Wednesday, July 6, 2016

The SEFAA art community

There's a stereotype out there of the artist as loner, starving and suffering, toiling away in solitude with only the Muse for company.  It's really a myth, as I have yet to meet any such artist.  The most successful artists I know are deeply engaged with an art community.  (Note I said an art community not the art community or worse, The Art World.  There are multiple art worlds and art communities, and one of the artist's most important tasks is to find the one that suits him or her best.  You gotta pick which sandbox you want to play in.)

Art marketing guru Alyson Stanfield recently wrote a post entitled "Nestle into Your Artist Community."  She did great job listing five benefits of finding (or starting) your own artistic tribe to "nestle" into (love that choice of verb):  Connection, Engagement, Education, Empathy and Encouragement.  She quite rightly pointed out that while most of us work in solitude to make our work, we do need to emerge from our art caves and connect with others.  Our work, our selves, and our world are better, healthier, stronger when artists are engaged with the larger community.  And as is so often the case, we may join a community initially to get benefits for ourselves, but when we step up to donate our time and treasure we get so much more.

Alyson's post reminded me of how Southeast Fiber Arts Alliance (SEFAA) in Atlanta has come to be that community for me.  There I have found common cause with a wide range of artists who work with fiber.  I've found a place for companionship at Lunchtime Fiber (every Tuesday and Thursday from 10-2, except for this holiday week.  I'm hosting the July 14 gathering at SEFAA).  I've found a sales outlet for the work I make at the annual Artist's Sale (Nov. 5-6 this year), and opportunities for exhibit in the Square Foot Fiber Art Pin-Up show.

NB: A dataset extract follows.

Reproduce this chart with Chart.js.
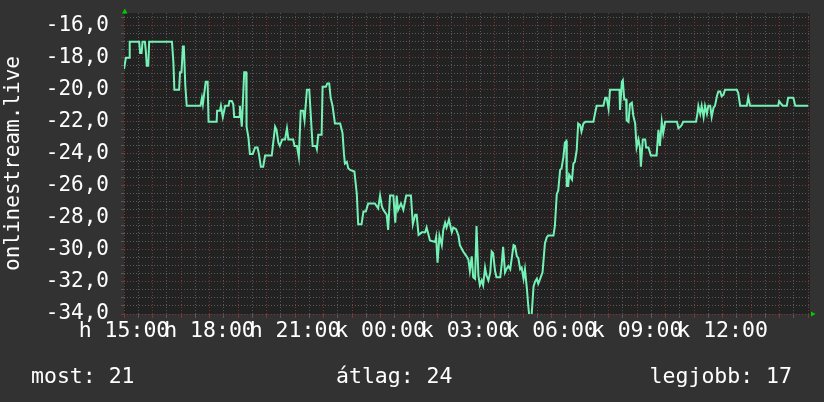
<!DOCTYPE html>
<html><head><meta charset="utf-8">
<script src="https://cdn.jsdelivr.net/npm/chart.js@4.4.0/dist/chart.umd.min.js"></script>
<style>
html,body{margin:0;padding:0;background:#323232;}
#wrap{position:relative;width:824px;height:402px;overflow:hidden;background:#323232;}
canvas{position:absolute;left:0;top:0;}
.lg{position:absolute;top:365px;font-family:'DejaVu Sans Mono',monospace;font-size:21.5px;line-height:1;color:#ffffff;white-space:pre;}
</style></head><body>
<div id="wrap"><canvas id="c" width="824" height="402"></canvas></div>
<script>
// ---- data (minutes after Monday 15:00, rank shown as negative value) ----
const times = [0,2,4,11,12,32,34,37,39,44,46,48,51,53,101,104,106,116,118,121,124,126,129,132,161,164,166,172,176,178,195,196,202,204,208,213,220,222,227,230,232,243,244,248,253,257,258,262,265,271,276,281,284,288,293,297,311,313,318,321,325,328,333,339,343,346,356,359,364,368,372,377,380,385,390,397,404,406,409,416,418,425,428,432,435,439,444,448,455,460,463,465,469,472,476,485,490,493,500,504,509,514,528,535,539,543,546,553,556,560,567,571,574,577,583,588,594,604,608,613,616,620,627,634,637,644,655,657,660,664,669,672,676,679,684,690,693,699,704,707,714,721,725,728,732,735,739,742,746,749,753,756,760,763,767,771,774,777,781,784,792,795,798,802,805,809,813,820,823,827,830,834,837,841,844,848,851,853,858,862,865,869,872,876,881,886,890,893,904,907,911,914,918,921,925,928,931,932,935,937,943,946,949,953,956,960,963,967,971,988,992,995,1009,1013,1016,1020,1023,1043,1044,1048,1050,1053,1057,1058,1062,1065,1069,1072,1076,1079,1083,1086,1088,1092,1097,1099,1104,1109,1121,1125,1128,1132,1135,1139,1164,1167,1171,1174,1177,1204,1207,1209,1213,1216,1220,1223,1227,1230,1234,1237,1241,1244,1248,1251,1255,1258,1262,1265,1290,1293,1297,1311,1314,1318,1377,1379,1384,1387,1395,1398,1409,1413,1440];
const values = [-18.7,-18.7,-18,-18,-17,-17,-17.7,-17.7,-17,-17,-17.6,-18.5,-18.5,-17,-17,-18.3,-20,-20,-18.9,-18.9,-17.3,-17.3,-19.7,-21,-21,-20.5,-20.9,-19.5,-19.5,-22,-22,-21.3,-21.3,-21,-21.7,-21,-21,-20.7,-20.7,-20.9,-21.7,-21.7,-21,-22.3,-18.9,-18.9,-22.3,-23,-24,-24,-23.6,-23.6,-24,-24.8,-24.8,-24.1,-24.1,-23.6,-22.3,-22.5,-23.3,-23.5,-23.1,-23.1,-22.4,-23.1,-23.1,-23.5,-23.5,-24.2,-21.3,-21.3,-21.9,-20,-20,-23.5,-23.5,-23.7,-22.8,-22.8,-19.8,-19.8,-19.6,-19.6,-20.5,-21,-22.1,-22.1,-22.1,-22.7,-24,-24.6,-24.5,-24.9,-25,-25.1,-26.5,-28.4,-28.4,-27.6,-27.6,-27.1,-27.1,-27.4,-26.6,-27.3,-27.5,-27.8,-28.75,-26.6,-26.6,-28.3,-26.6,-27.5,-27.1,-27.5,-26.6,-26.6,-28.4,-27.8,-27.8,-29.06,-28.9,-28.9,-28.6,-29.4,-29.5,-29.2,-30.8,-29.1,-29.7,-28.75,-28.3,-28.6,-28.1,-28.9,-28.6,-28.7,-29.1,-29.7,-30.1,-30.4,-30.6,-31.3,-30.4,-31.7,-31.8,-28.5,-31.6,-32.2,-31.9,-32.2,-31.1,-31.6,-31.9,-31.4,-30.1,-30.2,-31.3,-31.7,-31.7,-30.9,-29.8,-31.4,-31.2,-31,-31.2,-29.7,-29.75,-30.4,-30.5,-31.2,-31.1,-31.8,-31.2,-32.4,-33.5,-34.1,-34.1,-32.3,-32,-31.8,-32.1,-31.8,-31.4,-29.6,-29.2,-29.1,-29.1,-28.5,-26.5,-26.3,-25,-24.9,-24.2,-23.3,-23.2,-26,-26,-25.3,-25.6,-24.6,-24.5,-23.75,-22.1,-22.2,-22.6,-22.1,-22,-22,-21.4,-21,-21,-20.5,-20.5,-21.2,-20,-20,-21.25,-19.5,-19.4,-20.6,-20.6,-21.9,-22,-20.9,-20.8,-21.6,-22.1,-23.6,-23.1,-23.6,-24.8,-23.1,-23.1,-23.6,-23.6,-24.1,-24.1,-22.5,-23.5,-22,-22.7,-22,-22,-22.4,-22.3,-22.2,-22,-22,-21.5,-21,-21.5,-21,-21.7,-21,-21.5,-21,-21,-21.7,-21.1,-21,-20.4,-20.1,-20.1,-20.4,-20.3,-20,-20,-20.2,-21,-21,-20.45,-21,-21,-20.7,-20.9,-21,-21,-20.5,-20.5,-21,-21];
const xTickMinutes = [0,180,360,540,720,900,1080,1260];
const xTickLabels = ['h 15:00','h 18:00','h 21:00','k 00:00','k 03:00','k 06:00','k 09:00','k 12:00'];
const yLabelValues = [-34,-32,-30,-28,-26,-24,-22,-20,-18,-16];
const yAxisTitle = 'onlinestream.live';
const legendNames = ['most', 'átlag', 'legjobb'];
const legendValues = [21, 24, 17];

// ---- styling ----
const LINE = '#74f2b6';
const GRID_MINOR = '#595959';
const GRID_MAJOR = '#7c3838';
const PLOT_BG = '#222222';
const FONT = "'DejaVu Sans Mono', monospace";

const rrdPlugin = {
  id: 'rrd',
  beforeDraw(chart) {
    const {ctx, chartArea: a} = chart;
    ctx.save();
    ctx.fillStyle = PLOT_BG;
    ctx.fillRect(a.left, a.top, a.right - a.left, a.bottom - a.top);
    ctx.restore();
  },
  afterDraw(chart) {
    const {ctx, chartArea: a} = chart;
    ctx.save();
    ctx.fillStyle = '#00cc00';
    ctx.beginPath();
    ctx.moveTo(a.left - 2, a.top + 0.5);
    ctx.lineTo(a.left + 3.5, a.top + 0.5);
    ctx.lineTo(a.left + 0.8, a.top - 4.5);
    ctx.closePath(); ctx.fill();
    ctx.beginPath();
    ctx.moveTo(a.right + 1, a.bottom - 2.5);
    ctx.lineTo(a.right + 1, a.bottom + 2.5);
    ctx.lineTo(a.right + 5.5, a.bottom);
    ctx.closePath(); ctx.fill();
    ctx.restore();
  }
};

new Chart(document.getElementById('c'), {
  type: 'line',
  data: {
    datasets: [{
      data: times.map((t, i) => ({x: t, y: values[i]})),
      borderColor: LINE,
      borderWidth: 2,
      pointRadius: 0,
      tension: 0,
      fill: false
    }]
  },
  options: {
    responsive: false,
    animation: false,
    events: [],
    layout: {padding: {top: 13, right: 14, left: 0, bottom: 0}},
    plugins: {legend: {display: false}, tooltip: {enabled: false}},
    scales: {
      x: {
        type: 'linear', min: 0, max: 1444,
        afterBuildTicks(scale) {
          const t = [];
          for (let m = 0; m <= 1440; m += 30) t.push({value: m});
          scale.ticks = t;
        },
        afterFit(scale) { scale.height = 88; scale.paddingLeft = 0; scale.paddingRight = 0; },
        grid: {
          color: c => (c.tick && c.tick.value % 60 === 0) ? GRID_MAJOR : GRID_MINOR,
          tickColor: c => (c.tick && c.tick.value % 60 === 0) ? GRID_MAJOR : GRID_MINOR,
          lineWidth: 1, tickLength: 4, drawTicks: true
        },
        border: {display: false, dash: [1, 2]},
        ticks: {
          autoSkip: false, maxRotation: 0, minRotation: 0, padding: 1,
          color: '#ffffff',
          font: {family: FONT, size: 21.5},
          callback: v => { const i = xTickMinutes.indexOf(v); return i >= 0 ? xTickLabels[i] : ''; }
        }
      },
      y: {
        type: 'linear', min: -34, max: -15.2,
        afterBuildTicks(scale) {
          const t = [];
          for (let v = -34; v <= -15.5; v += 0.5) t.push({value: v});
          scale.ticks = t;
        },
        afterFit(scale) { scale.width = 124; scale.paddingTop = 0; scale.paddingBottom = 0; },
        grid: {
          color: c => (c.tick && c.tick.value % 2 === 0) ? GRID_MAJOR : GRID_MINOR,
          tickColor: c => (c.tick && c.tick.value % 2 === 0) ? GRID_MAJOR : GRID_MINOR,
          lineWidth: 1, tickLength: 3, drawTicks: true
        },
        border: {display: false, dash: [1, 2]},
        ticks: {
          autoSkip: false, padding: 12,
          color: '#ffffff',
          font: {family: FONT, size: 21},
          callback: v => yLabelValues.includes(v) ? v.toFixed(1).replace('.', ',') : ''
        },
        title: {
          display: true, text: yAxisTitle, color: '#ffffff',
          font: {family: FONT, size: 21, lineHeight: 1.2},
          padding: {top: 1, bottom: 0}
        }
      }
    }
  },
  plugins: [rrdPlugin]
});

// legend row
const wrap = document.getElementById('wrap');
const legendPos = [{left: '31px'}, {left: '336px'}, {right: '32px'}];
legendNames.forEach((n, i) => {
  const s = document.createElement('div');
  s.className = 'lg';
  s.textContent = n + ': ' + legendValues[i];
  Object.assign(s.style, legendPos[i]);
  wrap.appendChild(s);
});
</script>
</body></html>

I love shopping for gently used tools and supplies at the annual Fiber Flea Market (August 14). Tables for sellers are already sold out, but buyers can come and shop for free.  And I can count on SEFAA to offer up the latest fiber art in exhibitions, including the recent Spotlight on Student Trends, and 2015's great biennial juried show, Intertwined.

Selected work from Spotlight on Student Trends

Among the most important things SEFAA does is Education.  There's a really outstanding lineup of workshops coming up in the next few months.  Click HERE and then on the drop down menus under the red tab Classes/Workshops/Tours for each month's offerings.  There's truly something for everyone, no matter what their medium or interest.  In October, Jim Arendt, the Best in Show winner at Intertwined, is offering a workshop on working with old denim that looks really exciting.

Work by Jim Arendt

And ahem, I myself am halfway through teaching the series on Design I've been offering at SEFAA this summer.  This Sunday, July 10, we will consider Composition--the arrangement of shapes, lines, colors, and so on that form the visual world of a piece of art.  We'll consider balance, focal point (or lack of), classic compositional formats, and how to use (and not use) a photograph as a source of inspiration.  On July 17 we'll wrap up the series with a look at the Design Process:  From Inspiration to Road Map. We'll delve more deeply into what to expect when you take that flash of inspiration and mold it into a finished work of art.  (Spoiler alert:  As Edison said, it's only 1% inspiration.  But it can still be really fun!)  There's still space in both classes, so come join us!

Martha Myers, one of the students in the recent Pattern & Rhythm Design module, posted a very nice account of her experience in the class.  It's so gratifying when students find the classes worthwhile.  For me, teaching in a fiber community like SEFAA nourishes and refreshes my artistic spirit.